The trio's experimentation revealed that large batch sizes resulted in degraded validation and inference accuracy, compared to smaller batch sizes.

“The node memory and the graph connectivity are both only updated after a full batch is processed,” the trio wrote. “Therefore, the later events within one batch may rely on outdated information as they are not aware of earlier events.”

However, by using a batch size of 10, the group was able to achieve optimal validation and inference accuracy, but they note that performance on the IPU was still superior to that of a GPU, even when using large batch sizes.

“When using a batch side of 10, TGN can be trained on the IPU about 11-times faster, and even with a large batch size of 200, training is still three-times faster on the IPU,” the post reads. “Throughout all operations, the IPU handles small batch sizes more efficiently.”

The team posits that the fast memory access and high throughput offered by Graphcore’s large in-processor SRAM cache gave the IPU an edge.

This performance lead also extended to graph models that exceeded the IPU’s in-processor memory — each IPU features a 1GB SRAM cache — requiring the use of slower DRAM memory attached to the chips.

In testing on a graph model consisting of 261 million follows between 15.5 million Twitter users, the use of DRAM for the node memory curbed throughput by a factor of two, Bronstein’s team found.

However, when inducing several sub-graphs based on a synthetic dataset 10X the size of the Twitter graph, the team found throughput scaled independently of the graph size.

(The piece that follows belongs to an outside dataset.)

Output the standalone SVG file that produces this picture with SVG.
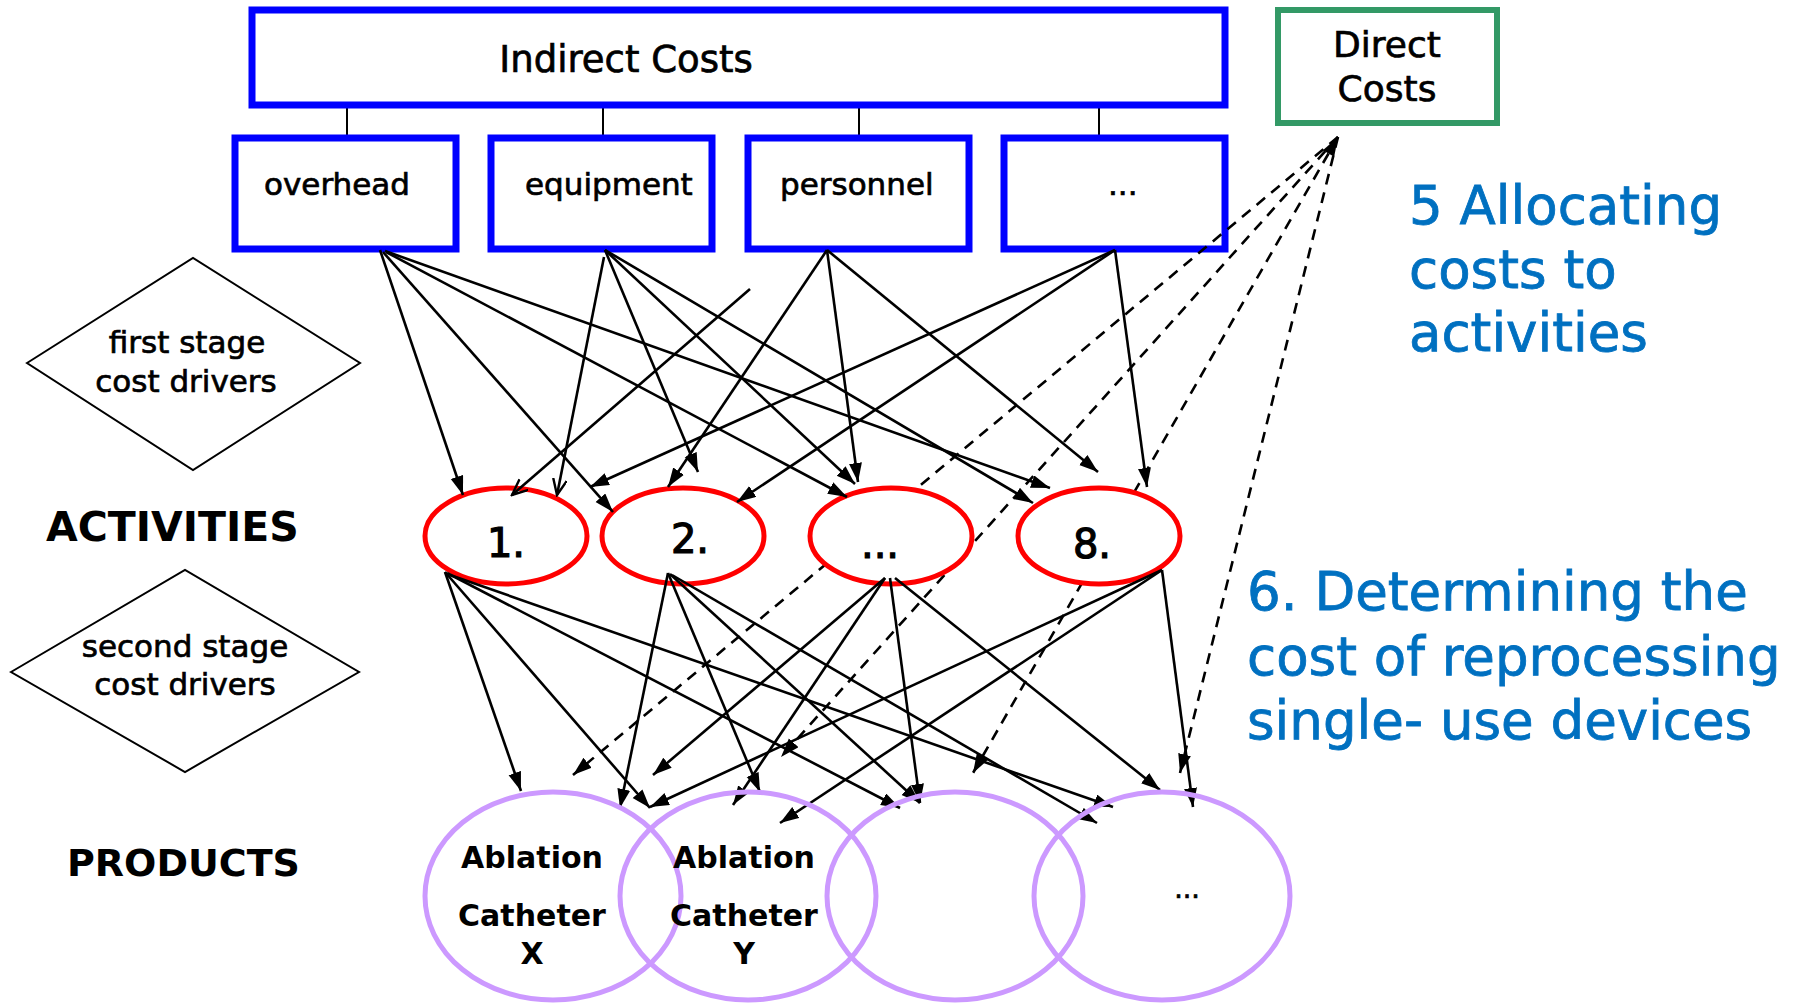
<svg xmlns="http://www.w3.org/2000/svg" width="1804" height="1005" viewBox="0 0 1804 1005">
<style>
text{font-family:"DejaVu Sans","Verdana","Liberation Sans",sans-serif;fill:#000}
.box{fill:#fff;stroke:#0000ff;stroke-width:7}
.direct{fill:#fff;stroke:#339966;stroke-width:6}
.act{fill:#fff;stroke:#ff0000;stroke-width:5}
.prod{fill:none;stroke:#cc99ff;stroke-width:5}
.dia{fill:#fff;stroke:#000;stroke-width:2}
.c{stroke:#000;stroke-width:2.6;fill:none;marker-end:url(#ah)}
.o{stroke:#000;stroke-width:2.6;fill:none;marker-end:url(#oh)}
.d{stroke:#000;stroke-width:2.6;fill:none;stroke-dasharray:11 8;marker-end:url(#ah)}
.t{stroke:#000;stroke-width:2}
.heavy{stroke:#000;stroke-width:0.7}
.blue{fill:#0070c0;font-size:53px;stroke:#0070c0;stroke-width:0.8}
.lbl{font-size:31px}
.big{font-size:41px;font-weight:bold}
.pt{font-size:30px;font-weight:bold}
.an{font-size:40px;stroke:#000;stroke-width:1.2}
</style>
<defs>
<marker id="ah" markerUnits="userSpaceOnUse" markerWidth="20" markerHeight="14" refX="19" refY="6.5" orient="auto">
<path d="M0,0 L19,6.5 L0,13 z" fill="#000"/>
</marker>
<marker id="oh" markerUnits="userSpaceOnUse" markerWidth="18" markerHeight="16" refX="16" refY="7" orient="auto">
<path d="M0,0 L16,7 L0,14" fill="none" stroke="#000" stroke-width="2.4"/>
</marker>
<marker id="as" markerUnits="userSpaceOnUse" markerWidth="20" markerHeight="14" refX="0" refY="6.5" orient="auto">
<path d="M19,0 L0,6.5 L19,13 z" fill="#000"/>
</marker>
</defs>
<rect width="1804" height="1005" fill="#fff"/>

<g id="tree-lines">
<line class="t" x1="347" y1="105" x2="347" y2="137"/>
<line class="t" x1="603" y1="105" x2="603" y2="137"/>
<line class="t" x1="859" y1="105" x2="859" y2="137"/>
<line class="t" x1="1099" y1="105" x2="1099" y2="137"/>
</g>

<g id="indirect-costs">
<rect class="box" x="252" y="10" width="973" height="95"/>
<text class="heavy" x="626" y="72" font-size="37" text-anchor="middle">Indirect Costs</text>
</g>
<g id="direct-costs">
<rect class="direct" x="1278" y="10" width="219" height="113"/>
<text class="heavy" x="1387" y="57" font-size="36" text-anchor="middle">Direct</text>
<text class="heavy" x="1387" y="101" font-size="36" text-anchor="middle">Costs</text>
</g>
<g id="overhead">
<rect class="box" x="235" y="138" width="221" height="111"/>
<text class="lbl heavy" x="264" y="195">overhead</text>
</g>
<g id="equipment">
<rect class="box" x="491" y="138" width="221" height="111"/>
<text class="lbl heavy" x="525" y="195">equipment</text>
</g>
<g id="personnel">
<rect class="box" x="748" y="138" width="221" height="111"/>
<text class="lbl heavy" x="780" y="195">personnel</text>
</g>
<g id="other-costs">
<rect class="box" x="1004" y="138" width="221" height="111"/>
<text class="lbl heavy" x="1108" y="195">...</text>
</g>

<g id="first-stage">
<polygon class="dia" points="27,363 193,258 360,363 193,470"/>
<text class="lbl heavy" x="187" y="353" text-anchor="middle">first stage</text>
<text class="lbl heavy" x="186" y="392" text-anchor="middle">cost drivers</text>
</g>
<g id="second-stage">
<polygon class="dia" points="11,672 185,570 359,672 185,772"/>
<text class="lbl heavy" x="185" y="657" text-anchor="middle">second stage</text>
<text class="lbl heavy" x="185" y="695" text-anchor="middle">cost drivers</text>
</g>
<g id="label-activities"><text class="big" x="46" y="541">ACTIVITIES</text></g>
<g id="label-products"><text class="big" x="67" y="876" style="font-size:38px">PRODUCTS</text></g>

<g id="connectors-direct">
<line class="d" x1="1338" y1="137" x2="573" y2="775"/>
<line class="d" x1="1338" y1="137" x2="781" y2="757"/>
<line class="d" x1="1338" y1="137" x2="973" y2="773" style="marker-start:url(#as)"/>
<line class="d" x1="1338" y1="137" x2="1180" y2="773"/>
</g>

<g id="act-1"><ellipse class="act" cx="506" cy="536" rx="81" ry="48"/><text class="an" x="506" y="557" text-anchor="middle">1.</text></g>
<g id="act-2"><ellipse class="act" cx="683" cy="536" rx="81" ry="48"/><text class="an" x="690" y="553" text-anchor="middle">2.</text></g>
<g id="act-etc"><ellipse class="act" cx="891" cy="536" rx="81" ry="48"/><text class="an" x="880" y="558" text-anchor="middle">...</text></g>
<g id="act-8"><ellipse class="act" cx="1099" cy="536" rx="81" ry="48"/><text class="an" x="1092" y="558" text-anchor="middle">8.</text></g>

<g id="connectors">
<!-- first stage -->
<line class="c" x1="380" y1="250" x2="463" y2="495"/>
<line class="c" x1="383" y1="252" x2="613" y2="512"/>
<line class="c" x1="386" y1="252" x2="847" y2="497"/>
<line class="c" x1="385" y1="251" x2="1050" y2="488"/>
<line class="o" x1="604" y1="257" x2="557" y2="495"/>
<line class="c" x1="605" y1="250" x2="698" y2="472"/>
<line class="c" x1="605" y1="250" x2="855" y2="484"/>
<line class="c" x1="605" y1="250" x2="1033" y2="503"/>
<line class="c" x1="827" y1="250" x2="668" y2="487"/>
<line class="c" x1="827" y1="250" x2="858" y2="482"/>
<line class="c" x1="827" y1="250" x2="1098" y2="472"/>
<line class="c" x1="1115" y1="250" x2="590" y2="487"/>
<line class="c" x1="1115" y1="250" x2="737" y2="502"/>
<line class="c" x1="1115" y1="250" x2="1147" y2="487"/>
<line class="o" x1="750" y1="289" x2="512" y2="495"/>
<!-- second stage -->
<line class="c" x1="445" y1="572" x2="521" y2="791"/>
<line class="c" x1="445" y1="572" x2="650" y2="808"/>
<line class="c" x1="447" y1="573" x2="900" y2="808"/>
<line class="c" x1="450" y1="575" x2="1113" y2="807"/>
<line class="c" x1="668" y1="573" x2="620" y2="808"/>
<line class="c" x1="668" y1="573" x2="760" y2="792"/>
<line class="c" x1="670" y1="574" x2="920" y2="803"/>
<line class="c" x1="672" y1="575" x2="1097" y2="823"/>
<line class="c" x1="885" y1="578" x2="653" y2="775"/>
<line class="c" x1="885" y1="578" x2="733" y2="805"/>
<line class="c" x1="890" y1="578" x2="920" y2="803"/>
<line class="c" x1="895" y1="578" x2="1160" y2="790"/>
<line class="c" x1="1162" y1="570" x2="650" y2="807"/>
<line class="c" x1="1162" y1="570" x2="780" y2="823"/>
<line class="c" x1="1162" y1="570" x2="1193" y2="807"/>
</g>

<g id="prod-x"><ellipse class="prod" cx="553" cy="896" rx="128" ry="104"/>
<text class="pt" x="532" y="868" text-anchor="middle">Ablation</text>
<text class="pt" x="532" y="926" text-anchor="middle">Catheter</text>
<text class="pt" x="532" y="964" text-anchor="middle">X</text></g>
<g id="prod-y"><ellipse class="prod" cx="748" cy="896" rx="128" ry="104"/>
<text class="pt" x="744" y="868" text-anchor="middle">Ablation</text>
<text class="pt" x="744" y="926" text-anchor="middle">Catheter</text>
<text class="pt" x="744" y="964" text-anchor="middle">Y</text></g>
<g id="prod-3"><ellipse class="prod" cx="955" cy="896" rx="128" ry="104"/></g>
<g id="prod-etc"><ellipse class="prod" cx="1162" cy="896" rx="128" ry="104"/>
<text class="heavy" x="1187" y="898" font-size="27" text-anchor="middle">...</text></g>

<g id="note-5">
<text class="blue" x="1409" y="224">5 Allocating</text>
<text class="blue" x="1409" y="288">costs to</text>
<text class="blue" x="1409" y="351">activities</text>
</g>
<g id="note-6">
<text class="blue" x="1247" y="610">6. Determining the</text>
<text class="blue" x="1247" y="675">cost of reprocessing</text>
<text class="blue" x="1247" y="739">single- use devices</text>
</g>
</svg>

In other words, the performance hit was the result of using slower memory and not the result of model’s size.

“Using this technique on the IPU, TGN can be applied to almost arbitrary graph sizes, only limited by the amount of available host memory while retaining a very high throughput during training and inference,” the article reads.

The team concluded that Graphcore’s IPU architecture shows significant advantage over GPUs in workloads where compute and memory access are heterogeneous.

However, the broader takeaway is that ML researchers should carefully consider their choice of hardware and shouldn’t default to using GPUs.

“The availability of cloud computing services abstracting out the underlying hardware leads to certain laziness in this regard,” the trio wrote. “We hope that our study will draw more attention to this important topic and pave the way for future, more efficient algorithms and hardware architectures for Graph ML applications.”